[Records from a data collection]
** BEGIN **

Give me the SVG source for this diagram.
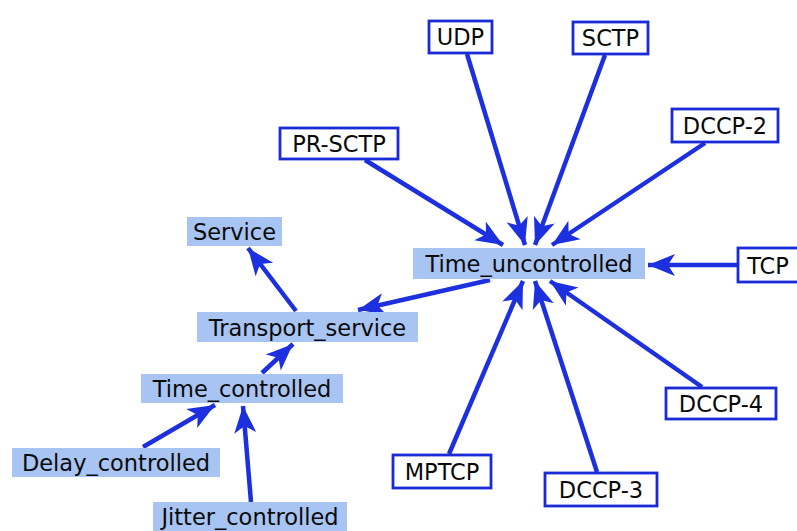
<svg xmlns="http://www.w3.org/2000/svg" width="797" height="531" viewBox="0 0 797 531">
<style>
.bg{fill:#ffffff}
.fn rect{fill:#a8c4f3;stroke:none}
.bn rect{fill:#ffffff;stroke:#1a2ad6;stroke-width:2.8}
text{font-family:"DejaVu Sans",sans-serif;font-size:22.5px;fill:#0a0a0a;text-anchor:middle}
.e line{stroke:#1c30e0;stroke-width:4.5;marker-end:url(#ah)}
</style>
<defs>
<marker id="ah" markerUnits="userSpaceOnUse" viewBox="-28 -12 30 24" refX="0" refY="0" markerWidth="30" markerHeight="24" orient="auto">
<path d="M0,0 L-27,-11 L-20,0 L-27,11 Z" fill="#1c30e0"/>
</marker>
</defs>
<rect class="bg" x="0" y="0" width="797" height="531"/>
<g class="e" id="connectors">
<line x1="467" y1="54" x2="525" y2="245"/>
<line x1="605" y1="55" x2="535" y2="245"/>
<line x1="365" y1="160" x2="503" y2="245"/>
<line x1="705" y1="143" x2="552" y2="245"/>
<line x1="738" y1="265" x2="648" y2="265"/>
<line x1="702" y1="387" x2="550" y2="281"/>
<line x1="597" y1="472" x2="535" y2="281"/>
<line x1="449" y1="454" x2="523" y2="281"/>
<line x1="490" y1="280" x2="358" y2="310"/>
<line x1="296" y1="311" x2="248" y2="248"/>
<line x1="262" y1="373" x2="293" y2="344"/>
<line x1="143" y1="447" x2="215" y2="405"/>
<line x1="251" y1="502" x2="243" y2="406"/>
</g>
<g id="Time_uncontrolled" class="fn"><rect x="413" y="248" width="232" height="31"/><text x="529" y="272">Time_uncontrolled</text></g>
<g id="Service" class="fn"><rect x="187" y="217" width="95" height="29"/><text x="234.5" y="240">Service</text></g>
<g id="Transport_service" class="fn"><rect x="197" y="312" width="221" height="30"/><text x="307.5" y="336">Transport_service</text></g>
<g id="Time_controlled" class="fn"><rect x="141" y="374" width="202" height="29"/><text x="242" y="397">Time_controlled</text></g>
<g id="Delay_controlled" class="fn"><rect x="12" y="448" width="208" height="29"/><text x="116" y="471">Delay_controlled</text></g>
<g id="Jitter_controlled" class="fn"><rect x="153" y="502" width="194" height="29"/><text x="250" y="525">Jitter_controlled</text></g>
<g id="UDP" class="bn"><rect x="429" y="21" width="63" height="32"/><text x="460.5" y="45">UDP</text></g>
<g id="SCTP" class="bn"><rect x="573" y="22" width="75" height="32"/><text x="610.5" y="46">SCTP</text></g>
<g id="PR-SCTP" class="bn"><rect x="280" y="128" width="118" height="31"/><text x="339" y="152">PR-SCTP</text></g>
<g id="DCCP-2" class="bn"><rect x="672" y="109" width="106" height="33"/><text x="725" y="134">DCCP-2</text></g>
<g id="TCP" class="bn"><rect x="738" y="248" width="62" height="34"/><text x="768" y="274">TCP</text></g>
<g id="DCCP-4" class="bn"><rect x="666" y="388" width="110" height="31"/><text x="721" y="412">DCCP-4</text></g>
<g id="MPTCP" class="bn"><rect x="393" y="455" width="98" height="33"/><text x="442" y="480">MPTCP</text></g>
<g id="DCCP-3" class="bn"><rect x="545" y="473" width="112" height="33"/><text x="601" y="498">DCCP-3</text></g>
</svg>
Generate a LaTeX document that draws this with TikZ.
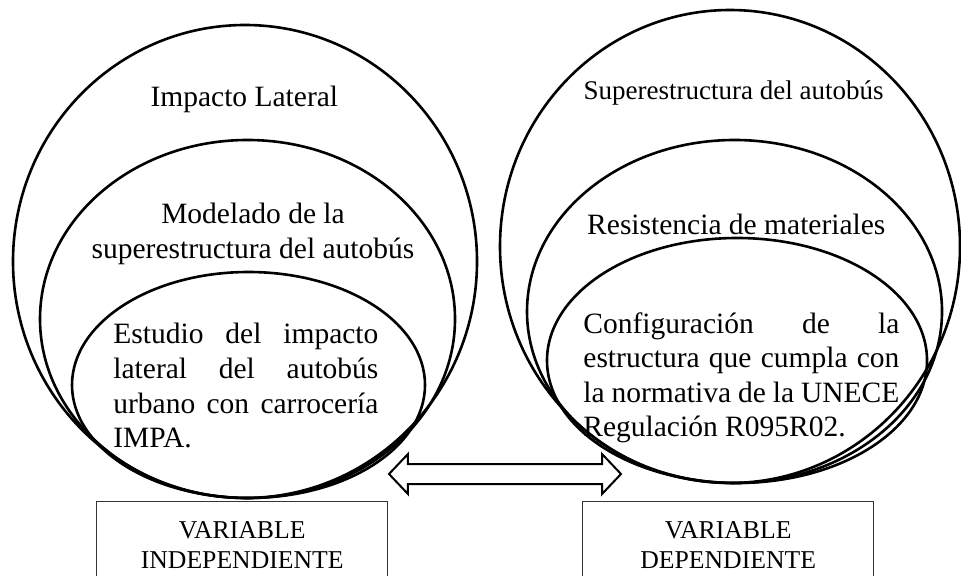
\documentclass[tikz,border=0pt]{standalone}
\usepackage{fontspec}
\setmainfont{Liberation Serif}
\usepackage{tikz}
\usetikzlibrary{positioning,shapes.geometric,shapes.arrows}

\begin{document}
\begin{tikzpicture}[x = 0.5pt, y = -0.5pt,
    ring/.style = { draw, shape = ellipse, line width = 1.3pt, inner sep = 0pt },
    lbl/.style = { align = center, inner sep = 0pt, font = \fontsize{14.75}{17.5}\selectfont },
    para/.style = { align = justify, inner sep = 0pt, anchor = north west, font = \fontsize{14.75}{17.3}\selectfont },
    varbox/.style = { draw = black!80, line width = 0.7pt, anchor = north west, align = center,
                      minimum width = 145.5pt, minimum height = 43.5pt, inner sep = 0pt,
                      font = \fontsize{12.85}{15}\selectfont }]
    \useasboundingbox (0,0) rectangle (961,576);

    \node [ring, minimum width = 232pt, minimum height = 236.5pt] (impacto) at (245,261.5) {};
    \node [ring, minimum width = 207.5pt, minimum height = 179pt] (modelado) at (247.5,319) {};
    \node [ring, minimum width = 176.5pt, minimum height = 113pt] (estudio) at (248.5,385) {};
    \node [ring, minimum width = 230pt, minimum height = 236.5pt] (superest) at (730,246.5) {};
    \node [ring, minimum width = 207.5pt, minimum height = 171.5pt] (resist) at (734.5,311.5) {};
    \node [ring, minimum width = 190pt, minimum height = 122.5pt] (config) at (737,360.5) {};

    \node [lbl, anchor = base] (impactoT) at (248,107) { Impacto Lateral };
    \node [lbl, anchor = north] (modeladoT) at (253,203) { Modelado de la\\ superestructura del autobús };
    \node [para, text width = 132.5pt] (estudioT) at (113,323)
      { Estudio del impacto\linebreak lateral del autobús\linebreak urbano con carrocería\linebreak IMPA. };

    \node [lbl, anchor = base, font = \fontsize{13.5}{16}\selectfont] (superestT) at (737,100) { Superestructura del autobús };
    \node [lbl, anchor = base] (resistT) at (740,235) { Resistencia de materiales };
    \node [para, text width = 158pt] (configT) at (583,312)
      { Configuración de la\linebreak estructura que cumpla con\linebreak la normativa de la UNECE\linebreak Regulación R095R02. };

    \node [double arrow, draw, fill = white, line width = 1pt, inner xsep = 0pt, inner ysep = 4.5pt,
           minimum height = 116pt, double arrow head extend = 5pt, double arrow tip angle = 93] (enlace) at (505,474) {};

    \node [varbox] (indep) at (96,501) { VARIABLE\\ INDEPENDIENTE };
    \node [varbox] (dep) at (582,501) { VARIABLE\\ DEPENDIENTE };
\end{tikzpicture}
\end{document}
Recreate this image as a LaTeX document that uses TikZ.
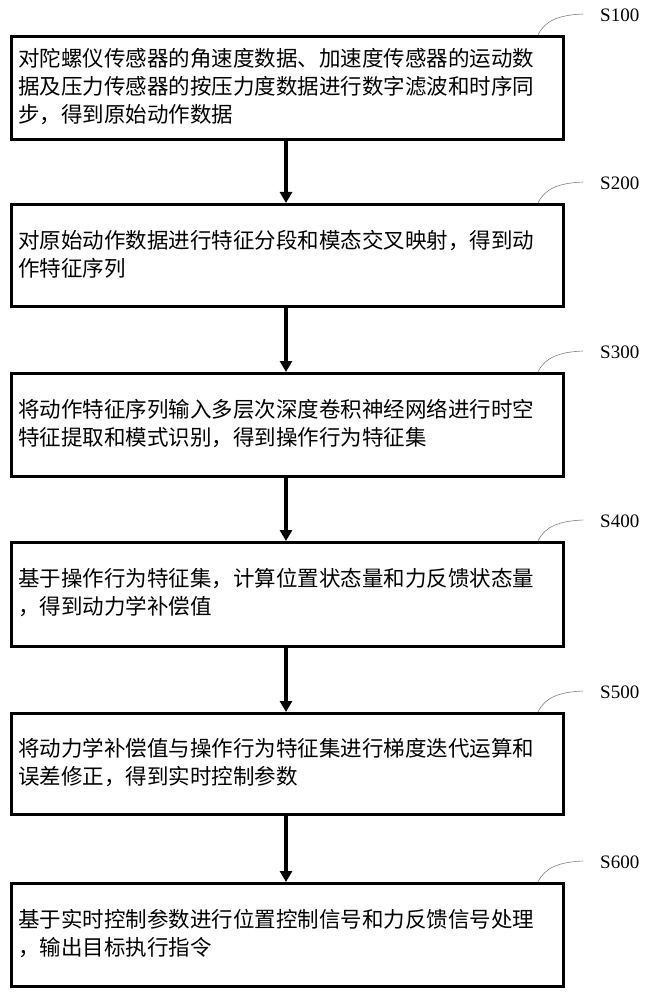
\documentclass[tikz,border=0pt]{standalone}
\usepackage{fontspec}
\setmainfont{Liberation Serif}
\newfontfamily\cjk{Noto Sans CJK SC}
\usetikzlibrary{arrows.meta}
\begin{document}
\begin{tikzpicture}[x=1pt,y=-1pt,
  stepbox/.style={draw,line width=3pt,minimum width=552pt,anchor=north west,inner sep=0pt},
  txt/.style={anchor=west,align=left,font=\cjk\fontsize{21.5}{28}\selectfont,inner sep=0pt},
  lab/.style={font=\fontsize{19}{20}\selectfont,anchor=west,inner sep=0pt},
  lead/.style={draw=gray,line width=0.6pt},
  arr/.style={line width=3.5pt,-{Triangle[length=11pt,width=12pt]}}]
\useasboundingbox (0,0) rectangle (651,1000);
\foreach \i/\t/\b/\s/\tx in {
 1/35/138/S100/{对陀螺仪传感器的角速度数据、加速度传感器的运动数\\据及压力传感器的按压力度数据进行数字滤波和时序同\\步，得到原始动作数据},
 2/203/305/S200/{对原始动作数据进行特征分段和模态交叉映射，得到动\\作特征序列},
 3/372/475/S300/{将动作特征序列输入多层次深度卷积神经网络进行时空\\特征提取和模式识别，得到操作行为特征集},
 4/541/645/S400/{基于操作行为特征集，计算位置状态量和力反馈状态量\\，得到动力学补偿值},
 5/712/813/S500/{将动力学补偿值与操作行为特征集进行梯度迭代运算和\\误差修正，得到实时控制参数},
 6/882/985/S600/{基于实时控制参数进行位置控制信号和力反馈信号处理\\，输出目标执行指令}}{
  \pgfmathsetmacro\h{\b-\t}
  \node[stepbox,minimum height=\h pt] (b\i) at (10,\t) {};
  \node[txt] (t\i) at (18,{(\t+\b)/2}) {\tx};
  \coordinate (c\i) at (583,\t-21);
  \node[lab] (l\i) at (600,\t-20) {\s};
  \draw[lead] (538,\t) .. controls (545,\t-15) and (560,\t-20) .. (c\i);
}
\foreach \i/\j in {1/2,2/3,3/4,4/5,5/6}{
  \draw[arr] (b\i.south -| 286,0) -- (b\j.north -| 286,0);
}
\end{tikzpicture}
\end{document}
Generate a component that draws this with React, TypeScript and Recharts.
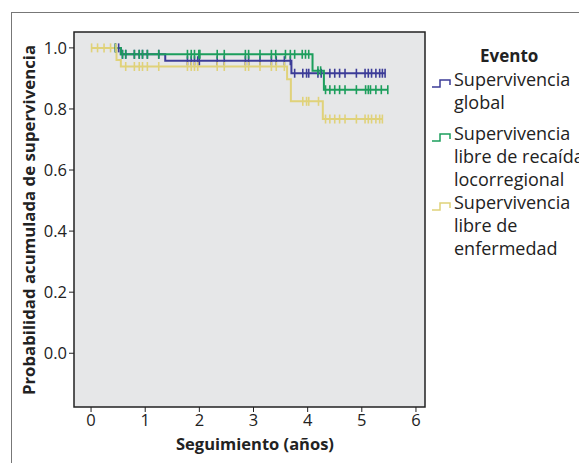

** END **

**EXERCISE DETAILS**.
Scan the data above; copy every line where "this" appears.

**SOLVED EXERCISE**.
Give me the SVG source for this diagram.
Generate a LaTeX document that draws this with TikZ.
Recreate this image as a LaTeX document that uses TikZ.
Generate a component that draws this with React, TypeScript and Recharts.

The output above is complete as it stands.